In Italy for thirty years under the Borgias they had warfare, terror, murder, bloodshed—they produced Michelangelo, Leonardo da Vinci, and the Renaissance. In Switzerland, they had brotherly love, five hundred years of democracy, and what did they produce? The cuckoo clock!
—Orson Welles, 1949
I went [to war] because I couldn’t help it. I didn’t want the glory or the pay; I wanted the right thing done.
—Louisa May Alcott, 1863
A civil war is like heat of a fever, but a foreign war is like the heat of exercise and serveth to keep the body in health.
—Francis Bacon, 1625
The free man is a warrior. He tramples ruthlessly upon that contemptible kind of comfort that grocers, Christians, cows, women, Englishmen, and other democrats worship.
—Friedrich Nietzsche, 1889
And is not war a youthful king, A stately hero clad in mail? Beneath his footsteps laurels spring; Him earth’s majestic monarchs hail Their friend, their playmate! And his bold bright eye Compels the maiden’s love-confessing sigh. —Samuel Taylor Coleridge, 1799
Aggressive fighting for the right is the noblest sport the world affords.

War is sweet to those who don’t know it.
—Desiderius Erasmus, 1508
I shall always respect war hereafter.

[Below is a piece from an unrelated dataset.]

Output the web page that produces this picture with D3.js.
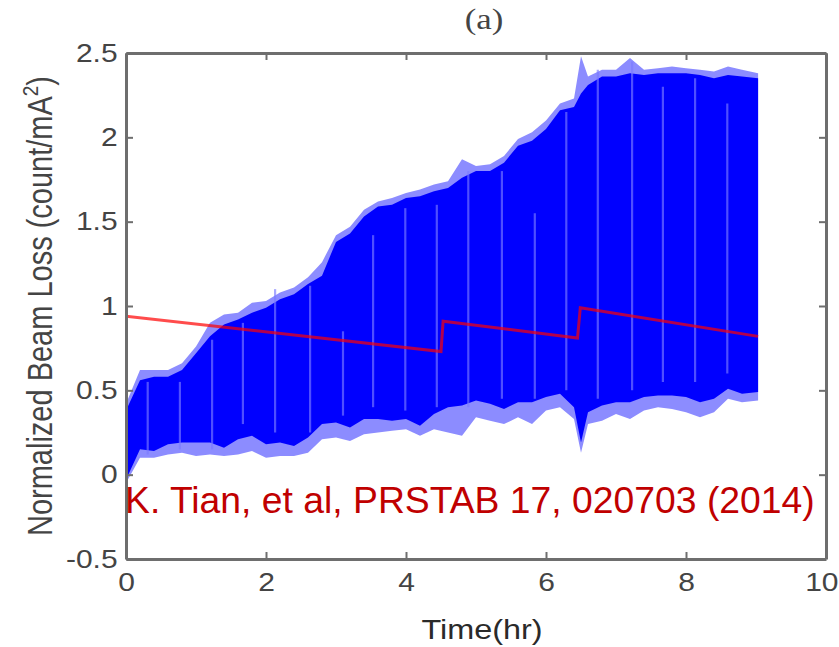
<!DOCTYPE html>
<html><head><meta charset="utf-8">
<script src="https://cdn.jsdelivr.net/npm/d3@7"></script>
<style>body{margin:0;background:#fff} svg{display:block}</style>
</head><body><svg id="c" width="839" height="647"></svg>
<script>
// ---- data ----
const timeHr = [0,0.2,0.4,0.6,0.8,1.0,1.2,1.4,1.6,1.8,2.0,2.2,2.4,2.6,2.8,3.0,3.2,3.4,3.6,3.8,4.0,4.2,4.4,4.6,4.8,5.0,5.2,5.4,5.6,5.8,6.0,6.2,6.4,6.5,6.6,6.8,7.0,7.2,7.4,7.6,7.8,8.0,8.2,8.4,8.6,8.8,9.03];
const upperSolid = [0.38,0.56,0.58,0.58,0.62,0.72,0.82,0.89,0.92,0.96,0.99,1.04,1.07,1.13,1.18,1.38,1.43,1.53,1.59,1.60,1.64,1.65,1.68,1.70,1.76,1.80,1.80,1.85,1.95,1.98,2.05,2.16,2.18,2.26,2.31,2.36,2.36,2.38,2.37,2.38,2.38,2.38,2.37,2.35,2.37,2.36,2.35];
const upperLight = [0.42,0.62,0.62,0.62,0.66,0.76,0.90,0.95,0.96,1.02,1.03,1.08,1.11,1.17,1.26,1.42,1.47,1.57,1.62,1.64,1.67,1.69,1.72,1.74,1.87,1.83,1.84,1.89,1.99,2.03,2.10,2.20,2.23,2.48,2.36,2.40,2.40,2.47,2.40,2.41,2.42,2.41,2.40,2.39,2.42,2.40,2.38];
const lowerSolid = [-0.03,0.15,0.14,0.18,0.19,0.19,0.19,0.16,0.21,0.23,0.18,0.19,0.17,0.22,0.30,0.31,0.28,0.33,0.33,0.32,0.33,0.29,0.36,0.40,0.41,0.44,0.42,0.39,0.43,0.43,0.46,0.48,0.40,0.19,0.37,0.41,0.43,0.43,0.46,0.47,0.47,0.46,0.43,0.45,0.51,0.48,0.49];
const lowerLight = [-0.05,0.10,0.10,0.12,0.13,0.11,0.12,0.11,0.12,0.14,0.10,0.11,0.11,0.13,0.21,0.22,0.20,0.24,0.25,0.26,0.27,0.23,0.27,0.25,0.23,0.34,0.32,0.30,0.34,0.30,0.38,0.40,0.33,0.13,0.30,0.32,0.36,0.33,0.38,0.40,0.39,0.37,0.34,0.37,0.45,0.43,0.44];

const streakTime = [0.31,0.77,1.23,1.67,2.13,2.63,3.10,3.53,3.99,4.44,4.89,5.37,5.84,6.29,6.74,7.23,7.67,8.13,8.59];
const streakLow  = [0.12,0.15,0.15,0.30,0.25,0.25,0.35,0.40,0.38,0.40,0.40,0.45,0.45,0.50,0.45,0.50,0.55,0.55,0.60];
const streakHigh = [0.55,0.55,0.80,0.90,1.10,1.12,0.85,1.42,1.58,1.60,1.80,1.80,1.55,2.15,2.40,2.45,2.30,2.35,2.20];

const redTime  = [0, 4.50, 4.53, 6.45, 6.49, 9.03];
const redValue = [0.94, 0.73, 0.91, 0.81, 0.99, 0.82];

const xTicks = [0,2,4,6,8,10];
const xTickLabels = ["0","2","4","6","8","10"];
const yTicks = [-0.5,0,0.5,1,1.5,2,2.5];
const yTickLabels = ["-0.5","0","0.5","1","1.5","2","2.5"];

// ---- drawing ----
const m = {l:126, r:826, t:53, b:559};
const x = d3.scaleLinear().domain([0,10]).range([m.l,m.r]);
const y = d3.scaleLinear().domain([-0.5,2.5]).range([m.b,m.t]);
const svg = d3.select("#c");
const SX = 1.2; // horizontal stretch of the original raster text

svg.append("clipPath").attr("id","clip").append("rect")
  .attr("x",m.l).attr("y",m.t).attr("width",m.r-m.l).attr("height",m.b-m.t);
const g = svg.append("g").attr("clip-path","url(#clip)");

const band = timeHr.map((t,i)=>({t, ul:upperLight[i], us:upperSolid[i], ll:lowerLight[i], ls:lowerSolid[i]}));
g.append("path").datum(band)
  .attr("d", d3.area().x(d=>x(d.t)).y0(d=>y(d.ll)).y1(d=>y(d.ul)))
  .attr("fill","#8c8cff");
g.append("path").datum(band)
  .attr("d", d3.area().x(d=>x(d.t)).y0(d=>y(d.ls)).y1(d=>y(d.us)))
  .attr("fill","#0000ff");

g.selectAll("line.streak").data(streakTime.map((t,i)=>({t,lo:streakLow[i],hi:streakHigh[i]})))
  .join("line").attr("class","streak")
  .attr("x1",d=>x(d.t)).attr("x2",d=>x(d.t))
  .attr("y1",d=>y(d.lo)).attr("y2",d=>y(d.hi))
  .attr("stroke","#7a7aff").attr("stroke-width",2.2).attr("opacity",0.65);

g.append("path").datum(redTime.map((t,i)=>({t,v:redValue[i]})))
  .attr("d", d3.line().x(d=>x(d.t)).y(d=>y(d.v)))
  .attr("fill","none").attr("stroke","#ff0000").attr("stroke-opacity",0.7).attr("stroke-width",3);

// axes
const axisColor = "#6e6e6e";
function styleAxis(sel){
  sel.select(".domain").attr("stroke",axisColor).attr("stroke-width",3);
  sel.selectAll(".tick line").attr("stroke",axisColor).attr("stroke-width",2);
  sel.selectAll(".tick text").attr("fill","#444").attr("font-family","'Liberation Sans', Arial, sans-serif").attr("font-size",25);
}
const xb = svg.append("g").attr("transform",`translate(0,${m.b})`)
  .call(d3.axisBottom(x).tickValues(xTicks).tickFormat((d,i)=>xTickLabels[i]).tickSizeInner(-7).tickSizeOuter(0).tickPadding(14));
styleAxis(xb);
xb.selectAll(".tick text").attr("transform",`scale(${SX},1)`)
  .filter(d=>d===10).attr("text-anchor","end").attr("x",10);

const xt = svg.append("g").attr("transform",`translate(0,${m.t})`)
  .call(d3.axisTop(x).tickValues(xTicks).tickFormat("").tickSizeInner(-7).tickSizeOuter(0));
styleAxis(xt);

const yl = svg.append("g").attr("transform",`translate(${m.l},0)`)
  .call(d3.axisLeft(y).tickValues(yTicks).tickFormat((d,i)=>yTickLabels[i]).tickSizeInner(-7).tickSizeOuter(0).tickPadding(7));
styleAxis(yl);
yl.selectAll(".tick text").attr("transform",`scale(${SX},1)`);

const yr = svg.append("g").attr("transform",`translate(${m.r},0)`)
  .call(d3.axisRight(y).tickValues(yTicks).tickFormat("").tickSizeInner(-7).tickSizeOuter(0));
styleAxis(yr);

// title
svg.append("text").attr("transform",`translate(484,29) scale(${SX},1)`)
  .attr("text-anchor","middle").attr("font-family","'Liberation Serif', 'Times New Roman', serif")
  .attr("font-size",29).attr("fill","#444").text("(a)");

// x label
svg.append("text").attr("transform",`translate(482,639) scale(${SX},1)`)
  .attr("text-anchor","middle").attr("font-family","'Liberation Sans', Arial, sans-serif")
  .attr("font-size",27).attr("fill","#2a2a2a").text("Time(hr)");

// y label
const ylab = svg.append("text").attr("transform",`translate(52,306) rotate(-90) scale(1,${SX})`)
  .attr("text-anchor","middle").attr("font-family","'Liberation Sans', Arial, sans-serif")
  .attr("font-size",29).attr("fill","#444");
ylab.append("tspan").text("Normalized Beam Loss (count/mA");
ylab.append("tspan").attr("font-size",19).attr("dy",-12).text("2");
ylab.append("tspan").attr("dy",12).text(")");

// annotation
svg.append("text").attr("x",125).attr("y",513)
  .attr("font-family","'Liberation Sans', Arial, sans-serif").attr("font-size",37.3)
  .attr("fill","#c00000").text("K. Tian, et al, PRSTAB 17, 020703 (2014)");
</script></body></html>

The cost of life, the dreary havoc of comfort and time, are overpaid by the vistas it opens of eternal life, eternal law, reconstructing and uplifting society—breaks up the old horizon, and we see through the rifts a wider vista.
—Ralph Waldo Emerson, 1864
War is a game, but unfortunately the cards, counters, and fishes suffer by an ill run more than the gamesters.
—Horace Walpole, 1788
War is the health of the state.
—Randolph Bourne, 1918
There is no state whose leader does not wish to secure permanent peace by conquering all the universe.
—Immanuel Kant, 1795

Sometime they’ll give a war and nobody will come.
—Carl Sandburg, 1936
War to the castles; peace to the cottages.
—Nicolas Chamfort, 1790
The great nations have always acted like gangsters, and the small nations like prostitutes.
—Stanley Kubrick, 1963

For every state, war is always incessant and lifelong against every other state. For what most men call “peace,” this is really only a name—in truth, all states by their very nature are always engaged in an informal war against all other states.
—Plato, c. 350 BC
Political power grows out of the barrel of a gun.
—Mao Zedong, 1938
The King with half the East at heel is marched from lands of morning; Their fighters drink the rivers up, their shafts benight the air, And he that stands will die for nought, and home there’s no returning. The Spartans on the sea-wet rock sat down and combed their hair. —A.E. Housman, 1922
War is the child of pride, and pride the daughter of riches.
—Jonathan Swift, 1697
There is more of misery inflicted upon mankind by one year of war than by all the civil peculations and oppressions in a century. Yet it is a state into which the mass of mankind rush with a greatest avidity, hailing official murderers, in scarlet, gold, and cock’s feathers, as the greatest and most glorious of human creatures.
—Sydney Smith, 1813
To this war of every man against every man, this also is consequent: that nothing can be unjust. The notions of right and wrong, justice and injustice, have there no place. Where there is no common power, there is no law; where no law, no injustice. Force and fraud are in war the cardinal virtues.
—Thomas Hobbes, 1651
To lead an uninstructed people to war, is to throw them away.
—Confucius, sixth century BC
The nation that makes a great distinction between its scholars and its warriors will have its thinking done by cowards, and its fighting done by fools.
—Thucydides, fifth century BC
If McClellan is not using the army, I should like to borrow it for a while.